Estas decisiones estéticas se agravan por dos razones. Primero, porque los textiles que ornan el teatro y en particular su telón son realmente estupendos. Cuando se hizo esta ópera se hizo por lo alto, sin límite de gastos y para mostrar al mundo que este país había llegado. El Colón está realmente a la par de cualquier teatro europeo, supera a casi todos y no tiene rivales de este lado del océano. ¿Por qué cambiar su telón insuperable? ¿Por qué siquiera copiarlo?

La segunda razón de la inquietud es la falta de una figura clave en el equipo que supuestamente coordina las tareas: no hay un raccord, palabreja francesa que indica al curador de la parte estética del proceso. Es la persona que hace que el que restaura los dorados esté a tono –literalmente– con el que pinta muros, con el que diseña la iluminación y con el que cambia los textiles, para que nada brille más o menos de lo que le corresponde en el conjunto. Cuando le contaron de las tareas en el Colón al experto François Graff, que se encargó de la Opéra de París, nada menos, lo primero que preguntó fue quién era el raccord. Su asombro se completó al enterarse que ni siquiera hay un especialista en patrimonio en el equipo encargado, al menos no en funciones de mando.

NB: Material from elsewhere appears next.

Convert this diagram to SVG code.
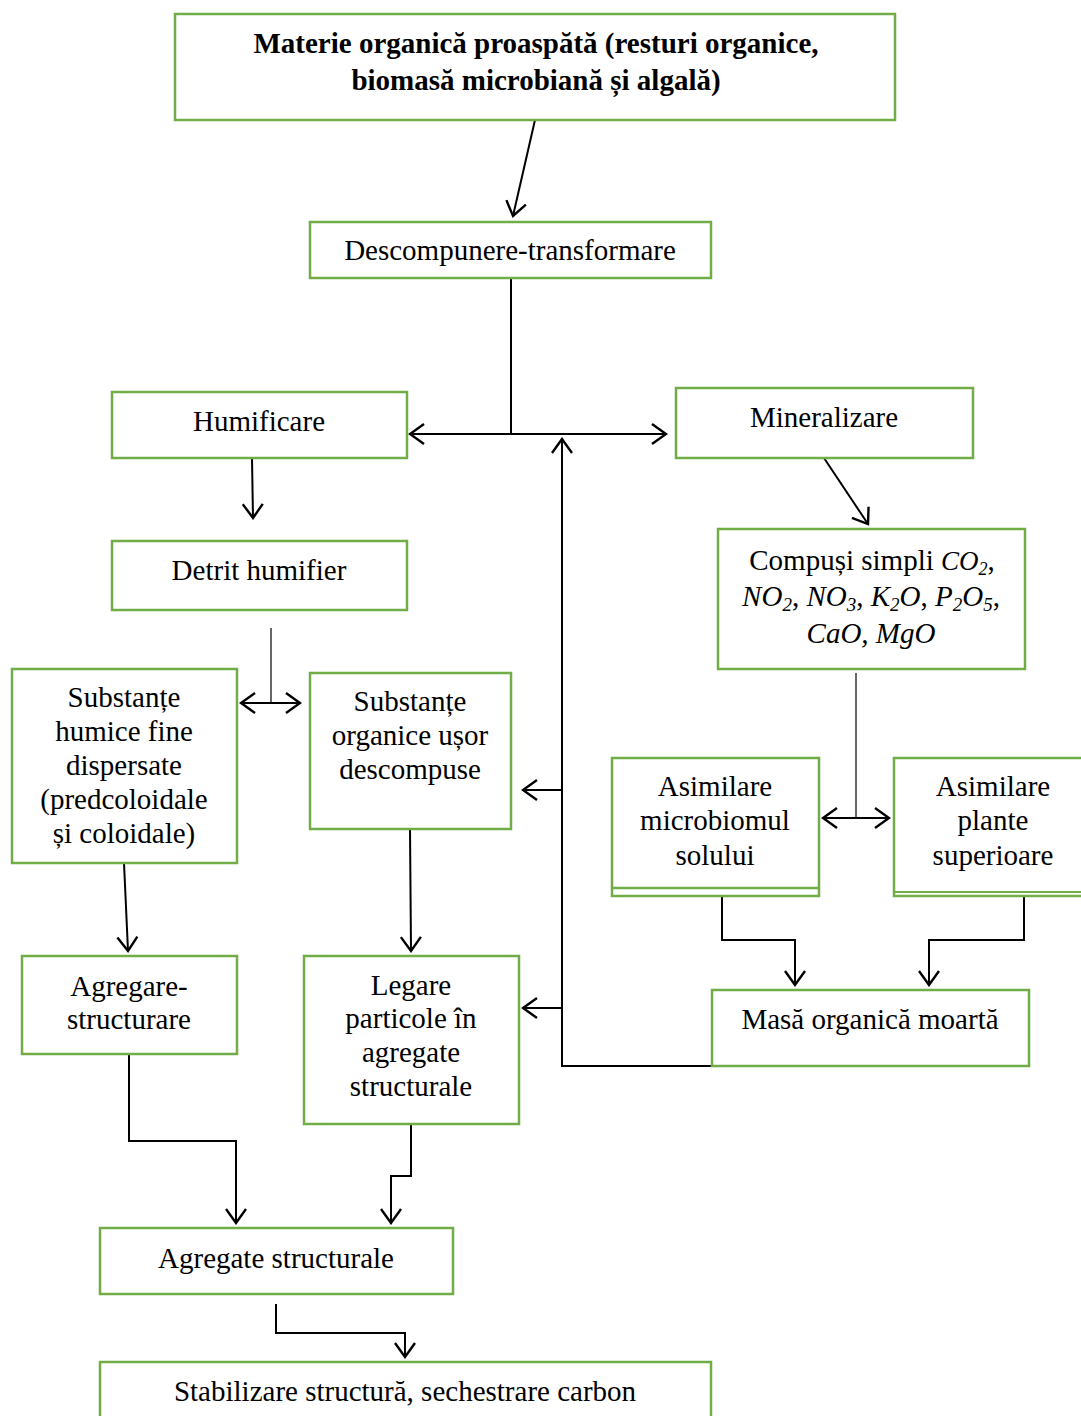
<svg xmlns="http://www.w3.org/2000/svg" width="1081" height="1416" viewBox="0 0 1081 1416">
<defs>
<marker id="ah" markerUnits="userSpaceOnUse" markerWidth="20" markerHeight="24" viewBox="0 0 20 24" refX="18" refY="12" orient="auto">
<path d="M4,2 L18,12 L4,22" fill="none" stroke="#000" stroke-width="2.4"/>
</marker>
<marker id="ahs" markerUnits="userSpaceOnUse" markerWidth="20" markerHeight="24" viewBox="0 0 20 24" refX="2" refY="12" orient="auto">
<path d="M16,2 L2,12 L16,22" fill="none" stroke="#000" stroke-width="2.4"/>
</marker>
</defs>
<style>
.box{fill:#fff;stroke:#70AD47;stroke-width:2.5}
.t{font-family:"Liberation Serif","Times New Roman",serif;font-size:29px;fill:#000;text-anchor:middle}
.b{font-weight:bold;font-size:29px}
.i{font-style:italic}
.c{fill:none;stroke:#000;stroke-width:2}
.thin{fill:none;stroke:#000;stroke-width:1.2}
</style>
<rect width="1081" height="1416" fill="#fff"/>
<g id="connectors">
<path class="c" d="M535,120 L513,216" marker-end="url(#ah)"/>
<path class="c" d="M511,278 L511,434"/>
<path class="c" d="M511,434 L410,434" marker-end="url(#ah)"/>
<path class="c" d="M511,434 L666,434" marker-end="url(#ah)"/>
<path class="c" d="M712,1066 L562,1066 L562,439" marker-end="url(#ah)"/>
<path class="c" d="M562,790 L523,790" marker-end="url(#ah)"/>
<path class="c" d="M562,1008 L523,1008" marker-end="url(#ah)"/>
<path class="c" d="M252,458 L253,518" marker-end="url(#ah)"/>
<path class="thin" d="M271,628 L271,703"/>
<path class="c" d="M241,703 L300,703" marker-start="url(#ahs)" marker-end="url(#ah)"/>
<path class="c" d="M824,458 L868,524" marker-end="url(#ah)"/>
<path class="thin" d="M856,673 L856,818"/>
<path class="c" d="M823,818 L889,818" marker-start="url(#ahs)" marker-end="url(#ah)"/>
<path class="c" d="M124,863 L128,951" marker-end="url(#ah)"/>
<path class="c" d="M410,829 L411,951" marker-end="url(#ah)"/>
<path class="c" d="M722,896 L722,940 L795,940 L795,985" marker-end="url(#ah)"/>
<path class="c" d="M1024,896 L1024,940 L929,940 L929,985" marker-end="url(#ah)"/>
<path class="c" d="M129,1054 L129,1141 L236,1141 L236,1223" marker-end="url(#ah)"/>
<path class="c" d="M411,1124 L411,1176 L391,1176 L391,1223" marker-end="url(#ah)"/>
<path class="c" d="M276,1304 L276,1333 L405,1333 L405,1357" marker-end="url(#ah)"/>
</g>
<g id="n-materie">
<rect class="box" x="175" y="14" width="720" height="106"/>
<text class="t b" x="536" y="53">Materie organică proaspătă (resturi organice,</text>
<text class="t b" x="536" y="90">biomasă microbiană și algală)</text>
</g>
<g id="n-descompunere">
<rect class="box" x="310" y="222" width="401" height="56"/>
<text class="t" x="510" y="260">Descompunere-transformare</text>
</g>
<g id="n-humificare">
<rect class="box" x="112" y="392" width="295" height="66"/>
<text class="t" x="259" y="431">Humificare</text>
</g>
<g id="n-mineralizare">
<rect class="box" x="676" y="388" width="297" height="70"/>
<text class="t" x="824" y="427">Mineralizare</text>
</g>
<g id="n-detrit">
<rect class="box" x="112" y="541" width="295" height="69"/>
<text class="t" x="259" y="580">Detrit humifier</text>
</g>
<g id="n-compusi">
<rect class="box" x="718" y="529" width="307" height="140"/>
<text class="t" x="872" y="570" font-size="22">Compuși simpli <tspan class="i" font-size="27">CO</tspan><tspan class="i" font-size="18" dy="5">2</tspan><tspan dy="-5">,</tspan></text>
<text class="t i" x="871" y="606" font-size="28">NO<tspan font-size="19" dy="5">2</tspan><tspan dy="-5" font-style="normal">, </tspan>NO<tspan font-size="19" dy="5">3</tspan><tspan dy="-5" font-style="normal">, </tspan>K<tspan font-size="19" dy="5">2</tspan><tspan dy="-5">O</tspan><tspan font-style="normal">, </tspan>P<tspan font-size="19" dy="5">2</tspan><tspan dy="-5">O</tspan><tspan font-size="19" dy="5">5</tspan><tspan dy="-5" font-style="normal">,</tspan></text>
<text class="t i" x="871" y="643" font-size="24">CaO, MgO</text>
</g>
<g id="n-humice">
<rect class="box" x="12" y="669" width="225" height="194"/>
<text class="t" x="124" y="707">Substanțe</text>
<text class="t" x="124" y="741">humice fine</text>
<text class="t" x="124" y="775">dispersate</text>
<text class="t" x="124" y="809">(predcoloidale</text>
<text class="t" x="124" y="843">și coloidale)</text>
</g>
<g id="n-organice">
<rect class="box" x="310" y="673" width="201" height="156"/>
<text class="t" x="410" y="711">Substanțe</text>
<text class="t" x="410" y="745">organice ușor</text>
<text class="t" x="410" y="779">descompuse</text>
</g>
<g id="n-microbiom">
<rect class="box" x="612" y="758" width="207" height="138"/>
<line x1="612" y1="888" x2="819" y2="888" stroke="#70AD47" stroke-width="2.5"/>
<text class="t" x="715" y="796">Asimilare</text>
<text class="t" x="715" y="830">microbiomul</text>
<text class="t" x="715" y="865">solului</text>
</g>
<g id="n-plante">
<rect class="box" x="894" y="758" width="200" height="138"/>
<line x1="894" y1="892" x2="1081" y2="892" stroke="#70AD47" stroke-width="2"/>
<text class="t" x="993" y="796">Asimilare</text>
<text class="t" x="993" y="830">plante</text>
<text class="t" x="993" y="865">superioare</text>
</g>
<g id="n-agregare">
<rect class="box" x="22" y="956" width="215" height="98"/>
<text class="t" x="129" y="996">Agregare-</text>
<text class="t" x="129" y="1029">structurare</text>
</g>
<g id="n-legare">
<rect class="box" x="304" y="956" width="215" height="168"/>
<text class="t" x="411" y="995">Legare</text>
<text class="t" x="411" y="1028">particole în</text>
<text class="t" x="411" y="1062">agregate</text>
<text class="t" x="411" y="1096">structurale</text>
</g>
<g id="n-masa">
<rect class="box" x="712" y="990" width="317" height="76"/>
<text class="t" x="870" y="1029">Masă organică moartă</text>
</g>
<g id="n-agregate">
<rect class="box" x="100" y="1228" width="353" height="66"/>
<text class="t" x="276" y="1268">Agregate structurale</text>
</g>
<g id="n-stabilizare">
<rect class="box" x="100" y="1362" width="611" height="70"/>
<text class="t" x="405" y="1401">Stabilizare structură, sechestrare carbon</text>
</g>
</svg>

Por suerte, de la confusión surgió la demora, y de ella la chance de no cambiar los textiles del teatro, que son perfectamente restaurables. De hecho, 17 miembros del equipo de tapicería, pintura y sastrería-bordado del mismo Colón se ofrecieron por escrito a restaurarlos, telón incluido, en carta al todavía jefe de Gobierno Jorge Telerman. Estas personas son las que llevan añares arreglando y manteniendo en funcionamiento el telón, una inmensa y compleja pieza con capas y más capas de entretelas, y una complicada estructura interna entre el terciopelo bordado y el telón antiflama, invisible al público. Aceptando con modestia cualquier asesoría técnica, estos trabajadores del teatro calculan que les tomaría unos ocho meses dejar el telón y los demás textiles restaurados.

Habría que respetar estos textiles históricos y de un precio faraónico. Habría que tratarlos como piezas de arte decorativo de valor intrínseco. Ohan Kalpakian, maestro textil y tal vez el mayor restaurador de tapices que tenemos, explica siempre que los textiles no se lavan ni se tiran. Se les saca el polvo, se limpian manchas rotundas con paciencia y celulosa fresca, se reponen los hilos faltantes con materiales idénticos y sobre todo se acepta que un tapiz francés del siglo 18 es una pieza valiosísima que tiene sus siglos y que debe mostrarlos. No se limpia a seco un Aubusson y no se lo tira por viejo.

Lo mismo con el telón de nuestro Colón y con los bellos guardagargantas de sus palcos, cribados de bordados. Hay que restaurarlos y dejarlos en su lugar, limpios y restaurados, y originales. Todavía hay tiempo de mostrar algo de rigor, no afectar la acústica del teatro y no afectar su estética. No es una cortina, es una pieza única.